Avoid the cliches
Once you have left the familiar suburban streets and company that you have kept since childhood, it is easy to fall into cliches to fulfil some sense of belonging and regain a gauge of who you are now. Your personality has been slowly formed by your routine from home: weekly dinner at your grandparents’; your Saturday job at Sports Direct; it’s all gone and now you’re just a student – whatever that means.
The term ‘student’ shouldn’t define you. This isn’t an episode of Fresh Meat or a feature in the Lad Bible and the stereotypical student is essentially a myth, like the Loch Ness monster or Nick Clegg’s testes (you’ll love jokes like that when you start uni). It is important to find your own identity when you move into your halls.
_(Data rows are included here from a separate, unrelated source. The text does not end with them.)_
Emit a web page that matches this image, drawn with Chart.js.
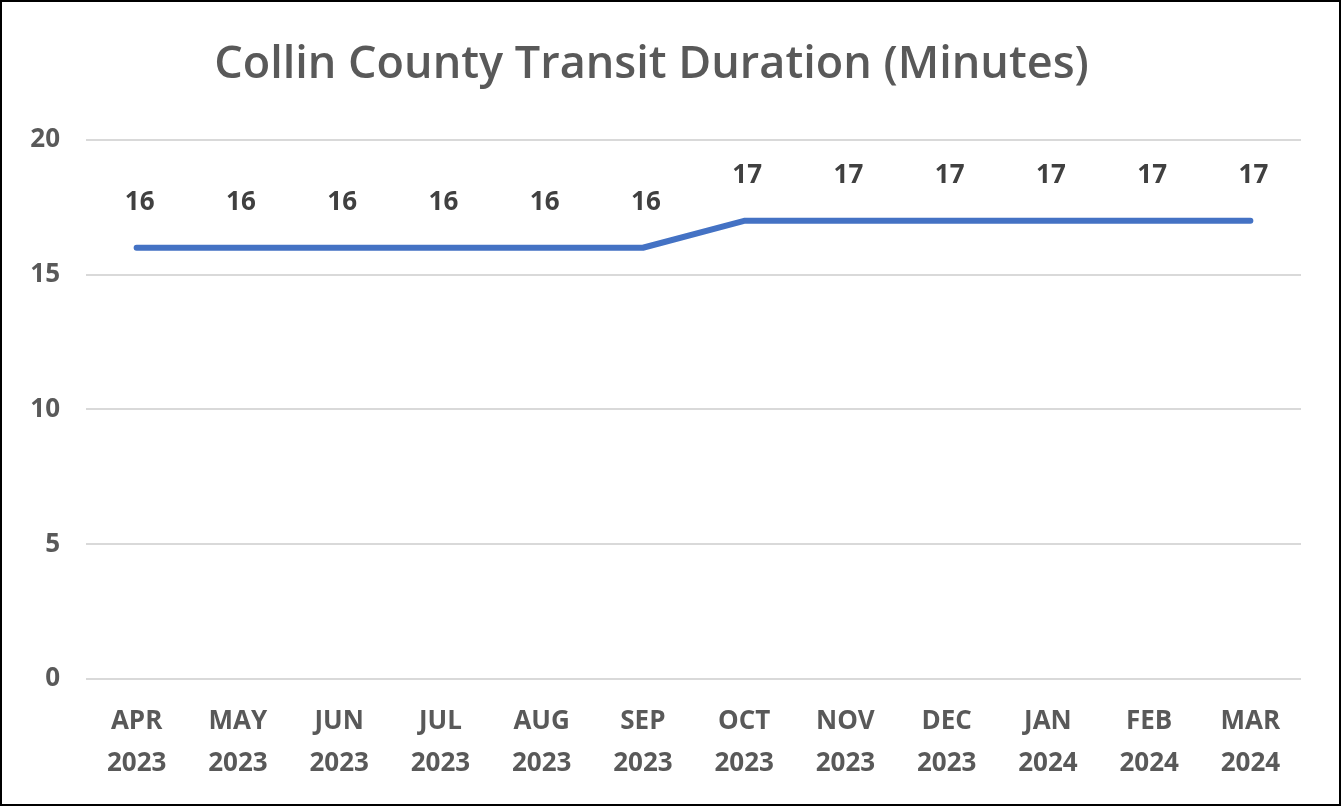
<!DOCTYPE html>
<html>
<head>
<meta charset="utf-8">
<script src="https://cdn.jsdelivr.net/npm/chart.js@4"></script>
<style>
    html, body { margin: 0; padding: 0; background: #fff; }
    #wrap {
        width: 1341px; height: 806px;
        box-sizing: border-box;
        border: 2px solid #000;
        position: relative;
    }
</style>
</head>
<body>
<div id="wrap"><canvas id="transitChart"></canvas></div>
<script>
// chart data
const months = ['APR', 'MAY', 'JUN', 'JUL', 'AUG', 'SEP', 'OCT', 'NOV', 'DEC', 'JAN', 'FEB', 'MAR'];
const years = ['2023', '2023', '2023', '2023', '2023', '2023', '2023', '2023', '2023', '2024', '2024', '2024'];
const durations = [16, 16, 16, 16, 16, 16, 17, 17, 17, 17, 17, 17];
const yTicks = [0, 5, 10, 15, 20];

const labels = months.map(function(m, i) { return [m, years[i]]; });
const fontFamily = '"Open Sans", "Liberation Sans", sans-serif';

// draws the value above each point
const valueLabels = {
    id: 'valueLabels',
    afterDatasetsDraw: function(chart) {
        const ctx = chart.ctx;
        const meta = chart.getDatasetMeta(0);
        ctx.save();
        ctx.font = 'bold 26px ' + fontFamily;
        ctx.fillStyle = '#404040';
        ctx.textAlign = 'center';
        ctx.textBaseline = 'middle';
        meta.data.forEach(function(pt, i) {
            ctx.fillText(String(durations[i]), pt.x + 3, pt.y - 45);
        });
        ctx.restore();
    }
};

document.addEventListener('DOMContentLoaded', function() {
    const ctx = document.getElementById('transitChart').getContext('2d');
    new Chart(ctx, {
        type: 'line',
        data: {
            labels: labels,
            datasets: [{
                label: 'Transit Duration',
                data: durations,
                borderColor: '#4472C4',
                borderWidth: 6,
                borderCapStyle: 'round',
                borderJoinStyle: 'round',
                pointRadius: 0,
                tension: 0,
                fill: false
            }]
        },
        options: {
            responsive: true,
            maintainAspectRatio: false,
            animation: false,
            layout: { padding: { left: 0, right: 38, top: 0, bottom: 6 } },
            plugins: {
                legend: { display: false },
                tooltip: { enabled: false },
                title: {
                    display: true,
                    text: 'Collin County Transit Duration (Minutes)',
                    color: '#595959',
                    font: { family: fontFamily, size: 45, weight: '600', lineHeight: 1.2 },
                    padding: { top: 36, bottom: 48 }
                }
            },
            scales: {
                x: {
                    offset: true,
                    grid: { display: false },
                    border: { display: false },
                    ticks: {
                        color: '#595959',
                        padding: 14,
                        maxRotation: 0,
                        autoSkip: false,
                        font: { family: fontFamily, size: 26, weight: 'bold', lineHeight: 1.6 }
                    }
                },
                y: {
                    min: 0,
                    max: 20,
                    afterFit: function(scale) { scale.width = 84; },
                    afterBuildTicks: function(scale) {
                        scale.ticks = yTicks.map(function(v) { return { value: v }; });
                    },
                    grid: { color: '#d9d9d9', lineWidth: 2, drawTicks: false },
                    border: { display: false },
                    ticks: {
                        color: '#595959',
                        padding: 26,
                        font: { family: fontFamily, size: 26, weight: 'bold' }
                    }
                }
            }
        },
        plugins: [valueLabels]
    });
});
</script>
</body>
</html>
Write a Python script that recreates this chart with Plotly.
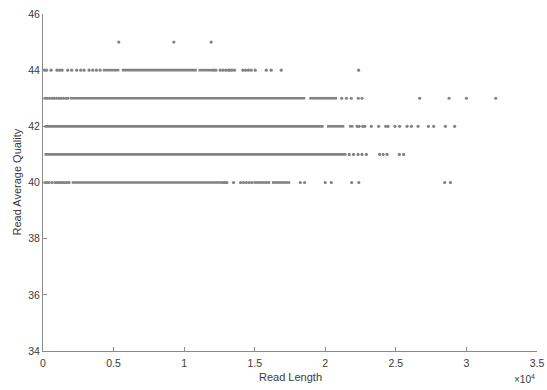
import plotly.graph_objects as go

# Read-quality levels (Phred average, integer bins)
levels = [40, 41, 42, 43, 44, 45]

# Dense stretches of reads at each quality level: (level, first length, last length)
dense_runs = [
    (40, 2035, 12695),
    (40, 14915, 16100),
    (40, 16220, 17517),
    (41, 100, 21500),
    (42, 100, 19880),
    (42, 20120, 21350),
    (42, 21680, 22000),
    (43, 1915, 18580),
    (43, 18865, 20830),
    (44, 4234, 5411),
    (44, 5581, 10900),
    (44, 11014, 12007),
]

# Individually visible reads: length values per quality level
sparse_40 = [142, 284, 425, 638, 851, 993, 1135, 1277, 1418, 1560, 1702, 1844,
             12745, 12890, 13029, 13500, 14000, 14205, 14400, 14600, 14800,
             18226, 18532, 20000, 20425, 21865, 22375, 28460, 28865]
sparse_41 = [21700, 22000, 22318, 22602, 22907, 23850, 24100, 24375, 25248, 25550]
sparse_42 = [22250, 22400, 22650, 22800, 23262, 23780, 24280, 24446, 24940,
             25268, 25794, 26098, 26574, 27304, 27680, 28510, 29170]
sparse_43 = [142, 284, 461, 638, 780, 957, 1135, 1277, 1454, 1631, 1773,
             21164, 21500, 21843, 22340, 22602, 26687, 28772, 30000, 32077]
sparse_44 = [100, 250, 570, 990, 1170, 1350, 1752, 2035, 2390, 2674, 2908, 3262,
             3525, 3780, 4042, 12078, 12248, 12553, 12750, 12950, 13142, 13213,
             13383, 13567, 14163, 14350, 14550, 14750, 15035, 15815, 16170,
             16879, 22361]
sparse_45 = [5369, 9269, 11915]

sparse_by_level = {40: sparse_40, 41: sparse_41, 42: sparse_42,
                   43: sparse_43, 44: sparse_44, 45: sparse_45}

x_ticks = [0, 5000, 10000, 15000, 20000, 25000, 30000, 35000]
x_tick_text = ["0", "0.5", "1", "1.5", "2", "2.5", "3", "3.5"]
y_ticks = [34, 36, 38, 40, 42, 44, 46]

dot_color = "#828282"
axis_color = "#8a8a8a"
text_color = "#3a3a3a"
font_family = "Liberation Sans, Arial, sans-serif"

fig = go.Figure()

# Dense stretches drawn as thick runs of overlapping dots
run_x, run_y = [], []
for lvl, x0, x1 in dense_runs:
    run_x += [x0, x1, None]
    run_y += [lvl, lvl, None]
fig.add_trace(go.Scatter(x=run_x, y=run_y, mode="lines",
                         line=dict(color=dot_color, width=2.6),
                         hoverinfo="skip", showlegend=False))

# Individual reads
px, py = [], []
for lvl in levels:
    for v in sparse_by_level[lvl]:
        px.append(v)
        py.append(lvl)
fig.add_trace(go.Scatter(x=px, y=py, mode="markers",
                         marker=dict(color=dot_color, size=3.2, line=dict(width=0)),
                         showlegend=False))

fig.update_layout(
    width=547, height=390,
    margin=dict(l=43, r=10, t=14, b=39),
    paper_bgcolor="white", plot_bgcolor="white",
    font=dict(family=font_family, size=10.5, color=text_color),
    xaxis=dict(range=[0, 35000], tickvals=x_ticks, ticktext=x_tick_text,
               showgrid=False, zeroline=False, showline=True,
               linecolor=axis_color, linewidth=1,
               ticks="inside", ticklen=4, tickcolor=axis_color,
               ticklabelstandoff=2, automargin=False),
    yaxis=dict(range=[34, 46], tickvals=y_ticks,
               showgrid=False, zeroline=False, showline=True,
               linecolor=axis_color, linewidth=1,
               ticks="inside", ticklen=4, tickcolor=axis_color,
               automargin=False),
    annotations=[
        dict(text="Read Length", xref="paper", yref="paper", x=0.5, y=0,
             yshift=-18, xanchor="center", yanchor="top", showarrow=False,
             font=dict(size=11, color=text_color)),
        dict(text="Read Average Quality", xref="paper", yref="paper", x=0, y=0.5,
             xshift=-19, xanchor="right", yanchor="middle", textangle=-90,
             showarrow=False, font=dict(size=11, color=text_color)),
        dict(text="\u00d710<sup>4</sup>", xref="paper", yref="paper", x=1, y=0,
             yshift=-20, xanchor="right", yanchor="top", showarrow=False,
             font=dict(size=10, color=text_color)),
    ],
)

fig.write_html("out.html")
Don’t Blu-Tack a Che Guevara poster to your wall if you voted for the Tories and yeah, Kerouac is great, but the last thing you read was the back of the Deuce Bigalow – European Gigalo DVD case.
Expanding your horizons will come naturally when you move away and discover new things, but squeezing into the template of a stereotype shouldn’t define you. You aren’t going to become a drug taker, law breaker and serial fornicator the second that you’ve unpacked and it is important to maintain your sense of identity. You are the same person after all, just without the Sports Direct polo hanging on the door.